_REQUEST_: Write the data out again exactly, with no pictures.

--*--

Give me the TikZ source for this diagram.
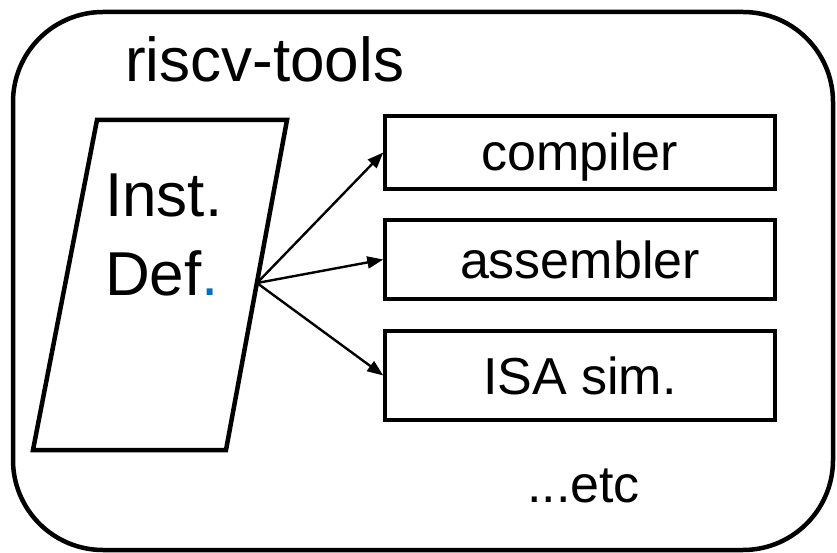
\documentclass[tikz,border=0pt]{standalone}
\usepackage{fontspec}
\setmainfont{Liberation Sans}
\usetikzlibrary{arrows.meta}
\definecolor{dotblue}{HTML}{0070C0}
\begin{document}
\begin{tikzpicture}[x=1pt,y=-1pt,
  outline/.style={draw=black,line width=4.5pt},
  toolbox/.style={draw=black,line width=3.5pt,minimum width=390pt,inner sep=0pt,
     text height=37pt,text depth=0pt,font=\fontsize{52}{60}\selectfont},
  bigtext/.style={inner sep=0pt,font=\fontsize{62}{72}\selectfont},
  midtext/.style={inner sep=0pt,font=\fontsize{52}{60}\selectfont},
  arr/.style={-{Triangle[length=16pt,width=12pt]},line width=2.4pt}]
\useasboundingbox (0,0) rectangle (837,553);
\draw[outline,rounded corners=90pt] (13,12) rectangle (833,550);
\node[bigtext,anchor=base west] (title) at (125,82) {riscv-tools};
\draw[outline,line join=miter] (97,120) -- (287,120) -- (226,450) -- (33,450) -- cycle;
\node[bigtext,anchor=base west] (inst) at (105,217) {Inst.};
\node[bigtext,anchor=base west] (def) at (105,295) {Def{\color{dotblue}.}};
\coordinate (src) at (257,283);
\node[toolbox,minimum height=73pt] (comp) at (580,152.5) {compiler};
\node[toolbox,minimum height=79pt] (asm) at (580,259.5) {assembler};
\node[toolbox,minimum height=89pt] (isa) at (580,375.5) {ISA sim.};
\node[midtext,anchor=base west] (etc) at (527,502) {...etc};
\draw[arr] (src) -- (comp.west);
\draw[arr] (src) -- (asm.west);
\draw[arr] (src) -- (isa.west);
\end{tikzpicture}
\end{document}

--*--

_SOLUTION FOR THIS TASK_:
Give me the TikZ source for this diagram.
\documentclass[tikz,border=0pt]{standalone}
\usepackage{fontspec}
\setmainfont{Liberation Sans}
\usetikzlibrary{arrows.meta}
\definecolor{dotblue}{HTML}{0070C0}
\begin{document}
\begin{tikzpicture}[x=1pt,y=-1pt,
  outline/.style={draw=black,line width=4.5pt},
  toolbox/.style={draw=black,line width=3.5pt,minimum width=390pt,inner sep=0pt,
     text height=37pt,text depth=0pt,font=\fontsize{52}{60}\selectfont},
  bigtext/.style={inner sep=0pt,font=\fontsize{62}{72}\selectfont},
  midtext/.style={inner sep=0pt,font=\fontsize{52}{60}\selectfont},
  arr/.style={-{Triangle[length=16pt,width=12pt]},line width=2.4pt}]
\useasboundingbox (0,0) rectangle (837,553);
\draw[outline,rounded corners=90pt] (13,12) rectangle (833,550);
\node[bigtext,anchor=base west] (title) at (125,82) {riscv-tools};
\draw[outline,line join=miter] (97,120) -- (287,120) -- (226,450) -- (33,450) -- cycle;
\node[bigtext,anchor=base west] (inst) at (105,217) {Inst.};
\node[bigtext,anchor=base west] (def) at (105,295) {Def{\color{dotblue}.}};
\coordinate (src) at (257,283);
\node[toolbox,minimum height=73pt] (comp) at (580,152.5) {compiler};
\node[toolbox,minimum height=79pt] (asm) at (580,259.5) {assembler};
\node[toolbox,minimum height=89pt] (isa) at (580,375.5) {ISA sim.};
\node[midtext,anchor=base west] (etc) at (527,502) {...etc};
\draw[arr] (src) -- (comp.west);
\draw[arr] (src) -- (asm.west);
\draw[arr] (src) -- (isa.west);
\end{tikzpicture}
\end{document}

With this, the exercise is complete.